» YOUR OBJECTIVE: Retype verbatim only the lines below, starting at the one that contains "Output the Python" and ending at the one that contains "0.4, 0.4, 0.5]". Pictures are excluded from the copy.

(Rows from a dataset of charts and code)
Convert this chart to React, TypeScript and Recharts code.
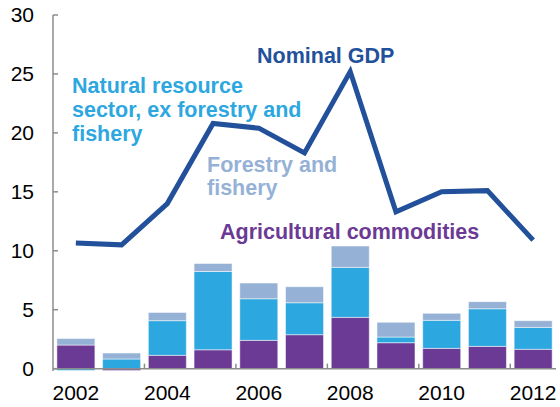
import { ComposedChart, Bar, Line, XAxis, YAxis, ReferenceLine } from 'recharts'

const years = ['2002', '2003', '2004', '2005', '2006', '2007', '2008', '2009', '2010', '2011', '2012']
const agricultural = [2.0, -0.15, 1.13, 1.6, 2.4, 2.88, 4.35, 2.2, 1.72, 1.89, 1.64]
const naturalResource = [-0.15, 0.82, 2.94, 6.64, 3.53, 2.71, 4.24, 0.48, 2.38, 3.19, 1.86]
const forestry = [0.55, 0.5, 0.7, 0.68, 1.33, 1.36, 1.81, 1.25, 0.59, 0.6, 0.57]
const nominalGdp = [10.65, 10.5, 14.0, 20.8, 20.4, 18.3, 25.2, 13.3, 15.0, 15.1, 10.9]
const yTicks = [0, 5, 10, 15, 20, 25, 30]

const data = years.map((year, i) => ({
    year,
    agricultural: agricultural[i],
    naturalResource: naturalResource[i],
    forestry: forestry[i],
    gdp: nominalGdp[i],
}))

const W = 560
const H = 407
const TOP = 15
const XAXIS_H = 36
const Y_MIN = -0.2
const Y_MAX = 30
const zeroShift = (-Y_MIN * (H - TOP - XAXIS_H)) / (Y_MAX - Y_MIN)

const FONT = '"Liberation Sans", Arial, sans-serif'
const AXIS_GREY = '#8c8c8c'
const C_AGRI = '#6b3a94'
const C_NAT = '#2ca7df'
const C_FOR = '#95b1d6'
const C_GDP = '#23509a'

const YearTick = (props: any) => {
    const { x, y, payload, index } = props
    const half = payload?.offset ?? 22.8
    const axisY = y - zeroShift
    return (
        <g>
            {index % 2 === 0 && index > 0 && (
                <line x1={x - half} x2={x - half} y1={axisY - 5} y2={axisY} stroke={AXIS_GREY} strokeWidth={1.5} />
            )}
            {index % 2 === 0 && (
                <text x={x} y={y} dy={29} textAnchor="middle" fontSize={21} fontFamily={FONT} fill="#000">
                    {payload.value}
                </text>
            )}
        </g>
    )
}

const labelStyle = { fontFamily: FONT, fontWeight: 700, fontSize: 21.5 }

export default function App() {
    return (
        <div style={{ position: 'absolute', left: 0, top: 0, width: W, height: H, background: '#fff' }}>
            <ComposedChart
                width={W}
                height={H}
                data={data}
                stackOffset="sign"
                barCategoryGap="8.5%"
                margin={{ top: TOP, right: 4, left: 0, bottom: 0 }}
            >
                <XAxis
                    dataKey="year"
                    height={XAXIS_H}
                    interval={0}
                    axisLine={false}
                    tickLine={false}
                    tickSize={0}
                    tickMargin={0}
                    tick={<YearTick />}
                />
                <YAxis
                    width={53}
                    domain={[Y_MIN, Y_MAX]}
                    ticks={yTicks}
                    allowDataOverflow
                    axisLine={{ stroke: AXIS_GREY, strokeWidth: 1.5 }}
                    tickLine={{ stroke: AXIS_GREY, strokeWidth: 1.5 }}
                    tickSize={-5}
                    tickMargin={24}
                    tick={{ fill: '#000', fontSize: 21, fontFamily: FONT }}
                />
                <Bar dataKey="agricultural" stackId="a" fill={C_AGRI} stroke="#fff" strokeWidth={0.5} isAnimationActive={false} />
                <Bar dataKey="naturalResource" stackId="a" fill={C_NAT} stroke="#fff" strokeWidth={0.5} isAnimationActive={false} />
                <Bar dataKey="forestry" stackId="a" fill={C_FOR} stroke="#fff" strokeWidth={0.5} isAnimationActive={false} />
                <ReferenceLine y={0} stroke={AXIS_GREY} strokeWidth={1.5} ifOverflow="extendDomain" />
                <Line
                    type="linear"
                    dataKey="gdp"
                    stroke={C_GDP}
                    strokeWidth={5}
                    dot={false}
                    activeDot={false}
                    isAnimationActive={false}
                />
            </ComposedChart>
            <svg width={W} height={H} style={{ position: 'absolute', left: 0, top: 0, pointerEvents: 'none' }}>
                <text x={257} y={63} fill={C_GDP} style={labelStyle}>Nominal GDP</text>
                <text x={72} y={93} fill={C_NAT} style={labelStyle}>Natural resource</text>
                <text x={72} y={117} fill={C_NAT} style={labelStyle}>sector, ex forestry and</text>
                <text x={72} y={141} fill={C_NAT} style={labelStyle}>fishery</text>
                <text x={207} y={172} fill={C_FOR} style={labelStyle}>Forestry and</text>
                <text x={207} y={195} fill={C_FOR} style={labelStyle}>fishery</text>
                <text x={220} y={239} fill={C_AGRI} style={labelStyle}>Agricultural commodities</text>
            </svg>
        </div>
    )
}
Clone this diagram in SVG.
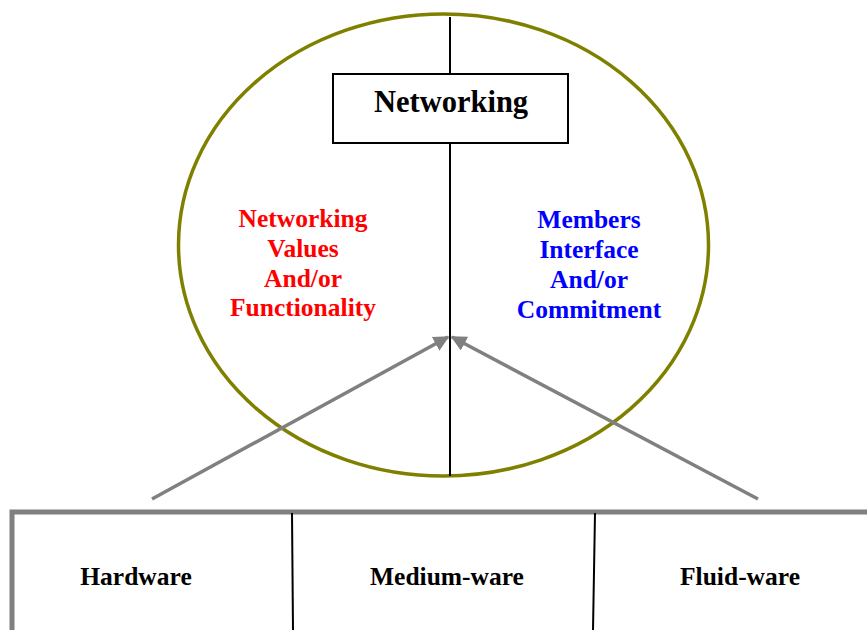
<svg xmlns="http://www.w3.org/2000/svg" width="867" height="630" viewBox="0 0 867 630">
<defs>
<style>
text{font-family:"Liberation Serif","Times New Roman",serif;font-weight:bold;text-anchor:middle}
.lbl{font-size:25.5px}
.red{fill:#ff0000}
.blue{fill:#0000ff}
.arrow{stroke:#808080;stroke-width:3.5;fill:none}
.thin{stroke:#000;stroke-width:2;fill:none}
</style>
<marker id="ah" viewBox="0 0 10 10" refX="9" refY="5" markerWidth="4.5" markerHeight="4.5" orient="auto" markerUnits="strokeWidth">
<path d="M0,0 L10,5 L0,10 z" fill="#808080"/>
</marker>
</defs>
<rect width="867" height="630" fill="#fff"/>
<g id="circle">
<ellipse cx="443.5" cy="245" rx="265" ry="231" fill="none" stroke="#808000" stroke-width="3.5"/>
</g>
<g id="connectors">
<line class="thin" x1="450" y1="17" x2="450" y2="74"/>
<line class="thin" x1="450" y1="143" x2="450" y2="476"/>
<line class="arrow" x1="152" y1="499" x2="448" y2="337" marker-end="url(#ah)"/>
<line class="arrow" x1="758" y1="499" x2="452" y2="337" marker-end="url(#ah)"/>
</g>
<g id="networking">
<rect x="333" y="74" width="235" height="69" fill="#fff" stroke="#000" stroke-width="2"/>
<text x="451" y="112" font-size="30.5">Networking</text>
</g>
<g id="values">
<text class="lbl red" x="303" y="227">Networking</text>
<text class="lbl red" x="303" y="257">Values</text>
<text class="lbl red" x="303" y="287">And/or</text>
<text class="lbl red" x="303" y="316">Functionality</text>
</g>
<g id="members">
<text class="lbl blue" x="589" y="228">Members</text>
<text class="lbl blue" x="589" y="258">Interface</text>
<text class="lbl blue" x="589" y="288">And/or</text>
<text class="lbl blue" x="589" y="318">Commitment</text>
</g>
<g id="base">
<rect x="12" y="512" width="870" height="130" fill="#fff" stroke="#808080" stroke-width="5"/>
<line x1="292" y1="513" x2="293" y2="630" stroke="#000" stroke-width="2"/>
<line x1="595" y1="513" x2="593" y2="630" stroke="#000" stroke-width="2"/>
</g>
<g id="hardware"><text class="lbl" x="136" y="585">Hardware</text></g>
<g id="mediumware"><text class="lbl" x="447" y="585">Medium-ware</text></g>
<g id="fluidware"><text class="lbl" x="740" y="585">Fluid-ware</text></g>
</svg>
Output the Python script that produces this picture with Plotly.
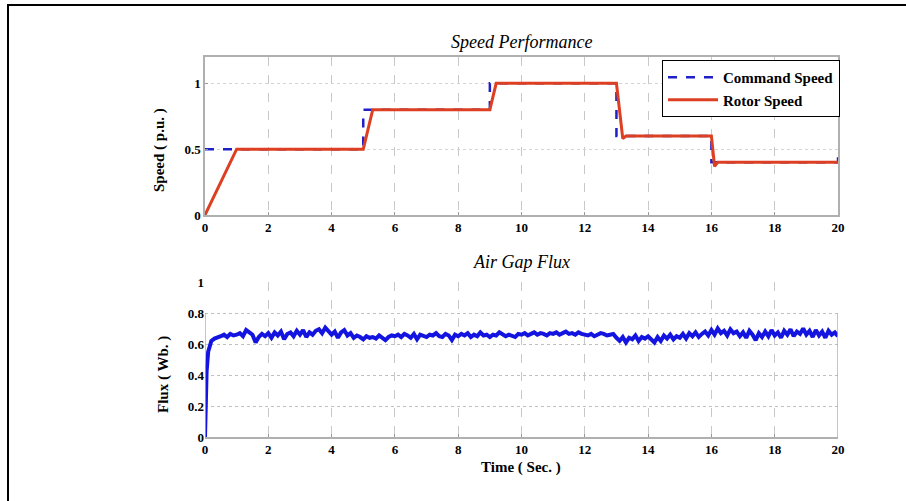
import plotly.graph_objects as go

# ---------------- data ----------------
cmd_t = [0, 5, 5, 9, 9, 13, 13, 16, 16, 20, 20]
cmd_v = [0.5, 0.5, 0.8, 0.8, 1.0, 1.0, 0.6, 0.6, 0.4, 0.4, 0.5]

rotor_t = [0, 1.0, 5.0, 5.3, 9.0, 9.2, 13.0, 13.2, 13.3, 16.0, 16.1, 16.2, 20]
rotor_v = [0, 0.5, 0.5, 0.8, 0.8, 1.0, 1.0, 0.58, 0.6, 0.6, 0.37, 0.4, 0.4]

flux_rise_t = [0, 0.02, 0.05, 0.1, 0.15, 0.2, 0.3, 0.4]
flux_rise_v = [0, 0.2, 0.42, 0.55, 0.6, 0.62, 0.635, 0.64]
flux_v = [
    0.65, 0.66, 0.645, 0.665, 0.655,
    0.66, 0.67, 0.65, 0.69, 0.675, 0.66, 0.61, 0.645, 0.665, 0.65,
    0.67, 0.64, 0.675, 0.655, 0.68, 0.63, 0.665, 0.675, 0.65, 0.685,
    0.66, 0.69, 0.645, 0.675, 0.66, 0.685, 0.695, 0.67, 0.705, 0.685,
    0.66, 0.68, 0.64, 0.675, 0.69, 0.655, 0.67, 0.64, 0.655, 0.645,
    0.63, 0.65, 0.64, 0.645, 0.635, 0.655, 0.64, 0.625, 0.645, 0.655,
    0.65, 0.66, 0.645, 0.665, 0.655, 0.64, 0.665, 0.63, 0.66, 0.655,
    0.645, 0.66, 0.655, 0.67, 0.65, 0.645, 0.665, 0.655, 0.625, 0.66,
    0.65, 0.665, 0.655, 0.67, 0.645, 0.66, 0.65, 0.675, 0.655, 0.66,
    0.645, 0.66, 0.655, 0.675, 0.665, 0.65, 0.66, 0.655, 0.645, 0.665,
    0.66, 0.67, 0.655, 0.665, 0.675, 0.66, 0.67, 0.665, 0.655, 0.67,
    0.665, 0.675, 0.66, 0.67, 0.68, 0.665, 0.67, 0.66, 0.675, 0.665,
    0.66, 0.655, 0.665, 0.65, 0.66, 0.67, 0.665, 0.655, 0.66, 0.665,
    0.64, 0.62, 0.645, 0.61, 0.64, 0.63, 0.655, 0.62, 0.645, 0.635,
    0.65, 0.625, 0.61, 0.645, 0.62, 0.655, 0.635, 0.66, 0.63, 0.65,
    0.64, 0.665, 0.635, 0.67, 0.65, 0.675, 0.645, 0.665, 0.68, 0.655,
    0.69, 0.66, 0.7, 0.67, 0.685, 0.655, 0.695, 0.67, 0.68, 0.65,
    0.675, 0.64, 0.685, 0.66, 0.625, 0.67, 0.645, 0.68, 0.65, 0.69,
    0.655, 0.675, 0.64, 0.685, 0.66, 0.695, 0.65, 0.68, 0.665, 0.7,
    0.66, 0.685, 0.645, 0.69, 0.655, 0.68, 0.64, 0.685, 0.66, 0.675,
    0.65,
]
flux_t_tail = [round(0.5 + 0.1 * i, 2) for i in range(len(flux_v))]
flux_t = flux_rise_t + flux_t_tail
flux_all = flux_rise_v + flux_v

x_ticks = [0, 2, 4, 6, 8, 10, 12, 14, 16, 18, 20]
top_y_ticks = [0, 0.5, 1]
bot_y_ticks = [0, 0.2, 0.4, 0.6, 0.8, 1]

# ---------------- figure ----------------
W, H = 906, 501
FONT = "Liberation Serif"
fig = go.Figure()

fig.add_trace(go.Scatter(x=cmd_t, y=cmd_v, mode="lines", name="<b>Command Speed</b>",
                         line=dict(color="#2020c8", width=2.5, dash="dash"),
                         xaxis="x", yaxis="y"))
fig.add_trace(go.Scatter(x=rotor_t, y=rotor_v, mode="lines", name="<b>Rotor Speed</b>",
                         line=dict(color="#dc3f22", width=3),
                         xaxis="x", yaxis="y"))
fig.add_trace(go.Scatter(x=flux_t, y=flux_all, mode="lines", showlegend=False,
                         line=dict(color="#1414e0", width=4),
                         xaxis="x2", yaxis="y2"))

xdom = [205 / W, 838 / W]
tick_font = dict(family=FONT, size=13, color="black")
xcommon = dict(range=[0, 20], tickvals=x_ticks, ticktext=[f"<b>{v}</b>" for v in x_ticks],
               tickfont=tick_font, showgrid=True, gridcolor="#c8c8c8", griddash="dash",
               gridwidth=1, zeroline=False, ticks="inside", ticklen=3, tickcolor="#999",
               domain=xdom, fixedrange=True, automargin=False)

fig.update_layout(
    template="none",
    width=W, height=H, margin=dict(l=0, r=0, t=0, b=0, pad=0, autoexpand=False),
    paper_bgcolor="white", plot_bgcolor="white",
    xaxis=dict(**xcommon, anchor="y", showline=True, linecolor="#b0b0b0", linewidth=1.5, mirror=True),
    yaxis=dict(range=[0, 1.2], domain=[1 - 215 / H, 1 - 57 / H], tickvals=top_y_ticks,
               ticktext=["<b>0</b>", "<b>0.5</b>", "<b>1</b>"], tickfont=tick_font,
               showgrid=True, gridcolor="#d4d4d4", griddash="dot", zeroline=False,
               showline=True, linecolor="#b0b0b0", linewidth=1.5, mirror=True,
               ticks="inside", ticklen=3, tickcolor="#999", anchor="x", automargin=False),
    xaxis2=dict(**xcommon, anchor="y2", showline=True, linecolor="#b0b0b0", linewidth=1.5),
    yaxis2=dict(range=[0, 1], domain=[1 - 437 / H, 1 - 282 / H], tickvals=bot_y_ticks,
                ticktext=["<b>0</b>", "<b>0.2</b>", "<b>0.4</b>", "<b>0.6</b>", "<b>0.8</b>", "<b>1</b>"],
                tickfont=tick_font, showgrid=True, gridcolor="#c0c0c0", griddash="dot",
                zeroline=False, showline=False, ticks="", anchor="x2", automargin=False),
    legend=dict(x=840 / W, xanchor="right", y=1 - 60 / H, yanchor="top",
                bgcolor="white", bordercolor="black", borderwidth=1,
                font=dict(family=FONT, size=15, color="black"),
                tracegroupgap=0, itemwidth=50),
    showlegend=True,
)

# frame of the lower plot (sides end at 0.8)
for x0, y0, x1, y1 in [(0, 0, 0, 0.8), (20, 0, 20, 0.8)]:
    fig.add_shape(type="line", xref="x2", yref="y2", x0=x0, y0=y0, x1=x1, y1=y1,
                  line=dict(color="#b0b0b0", width=1.5))

# outer border
fig.add_shape(type="rect", xref="paper", yref="paper", x0=8 / W, y0=-0.02, x1=1.02, y1=1 - 5 / H,
              line=dict(color="black", width=2), fillcolor="rgba(0,0,0,0)")

title_font = dict(family=FONT, size=18, color="black")
label_font = dict(family=FONT, size=15, color="black")


def label(text, px, py, font, angle=0):
    fig.add_annotation(text=text, x=px / W, y=1 - py / H, xref="paper", yref="paper",
                       xanchor="center", yanchor="middle", showarrow=False,
                       textangle=angle, font=font)


label("<i>Speed Performance</i>", 521, 42, title_font)
label("<i>Air Gap Flux</i>", 521, 262, title_font)
label("<b>Speed ( p.u. )</b>", 160, 150, label_font, -90)
label("<b>Flux ( Wb. )</b>", 163, 375, label_font, -90)
label("<b>Time ( Sec. )</b>", 521, 467, label_font)

fig.write_html("out.html")
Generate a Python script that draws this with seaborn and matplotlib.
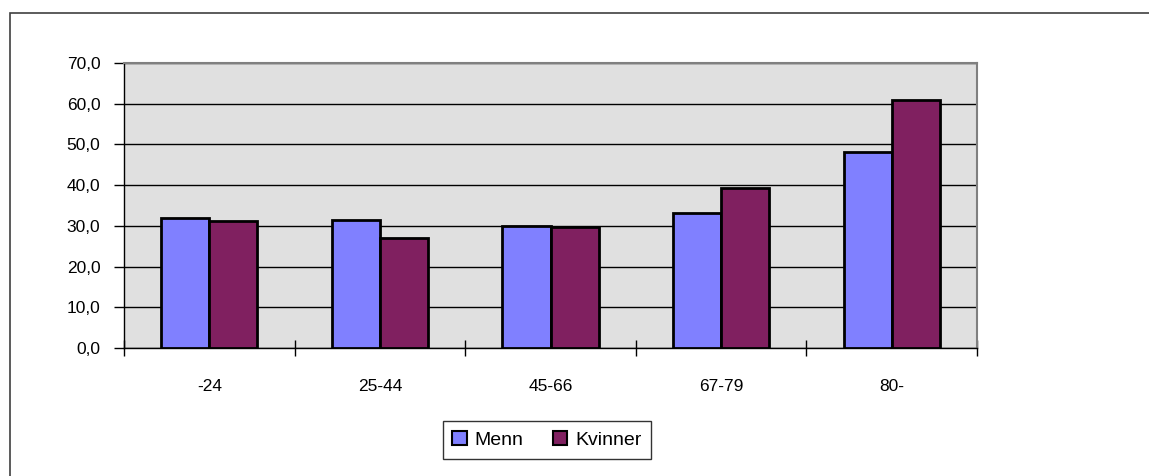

» SOLUTION FOR THIS EXERCISE:
Output the Python script that produces this picture with Plotly.
import plotly.graph_objects as go

# ---------------- data ----------------
cmd_t = [0, 5, 5, 9, 9, 13, 13, 16, 16, 20, 20]
cmd_v = [0.5, 0.5, 0.8, 0.8, 1.0, 1.0, 0.6, 0.6, 0.4, 0.4, 0.5]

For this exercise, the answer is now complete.